WordPress/openverse-api

Exact match does not function as described in the documentation

AetherUnbound opened this issue · 3 comments

Description

It would appear that using a quoted search (e.g. "this is my search" vs this is my search) does not behave as described in the documentation:

# Example 2: Search for audio that is an exact match of Giacomo Puccini
curl \
  -H "Authorization: Bearer DLBYIcfnKfolaXKcmMC8RIDCavc2hW" \
  "https://api.openverse.engineering/v1/audio/?q="Giacomo Puccini""

Firstly, this documentation doesn't escape the quotes correctly, so Puccini is read in as a bash command.

Additionally, the quoted search appears to do nothing to the results. From the search controller code, it looks like we're boosting exact matches in all cases, but ignoring quotes otherwise:

https://href.li/?https://github.com/WordPress/openverse-api/blob/a44f8d19cc3b2612469bbf20a3aac54c44086712/api/catalog/api/controllers/search_controller.py#L340-L356

It seems that we will need to change this logic so that if a term is quoted, only an exact match search is made. Exact matches could still be boosted in regular searches, but non-exact matches should not be returned in quoted searches.

Reproduction

  1. just recreate
  2. Visit http://localhost:50280/v1/images/?q=food
  3. Visit http://localhost:50280/v1/images/?q=%22food%22 and observe that the list remains unchanged, even though some posts (those on page 6) are matched on the tag food

Resolution

  • 🙋 I would be interested in resolving this bug.

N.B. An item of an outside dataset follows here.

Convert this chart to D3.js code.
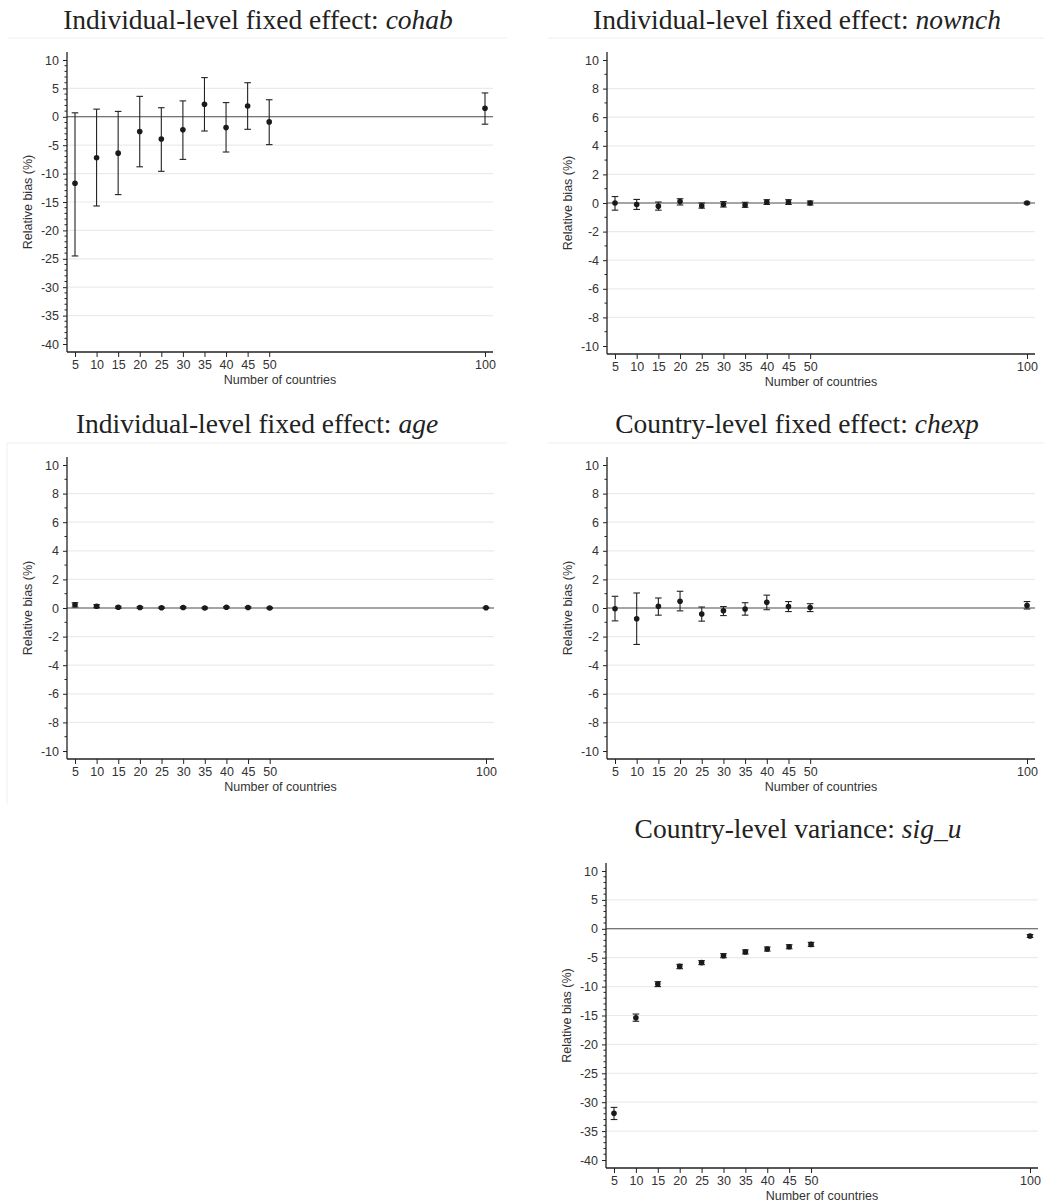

I've labeled this as "high" because we've received direct user feedback about it and it is behavior that contradicts our documentation.

Update from @obulat:

I looked through the code, and It appears that we first remove invalid quotes (if there are 3 quotes, for example) and then use simple_query_string [Elastic docs] which actually should only return the results that have the exact matches. The simple_query_string uses the search syntax (so, the quotes that mean exact matches, too) to query for results. And it uses an AND operator, so it should only return when all of the parts of the query match.

I was actually able to find a query string which produced different results when quoted too!

@sarayourfriend suggested this may also be the result of stemming (and potentially stop token filtering). E.g. even quoted searches for "skiing" would return results on "ski" and "skis". Elasticsearch has a guide on how we could mix both stemming and exact searches: https://www.elastic.co/guide/en/elasticsearch/reference/current/mixing-exact-search-with-stemming.html. Perhaps that would be something we could add!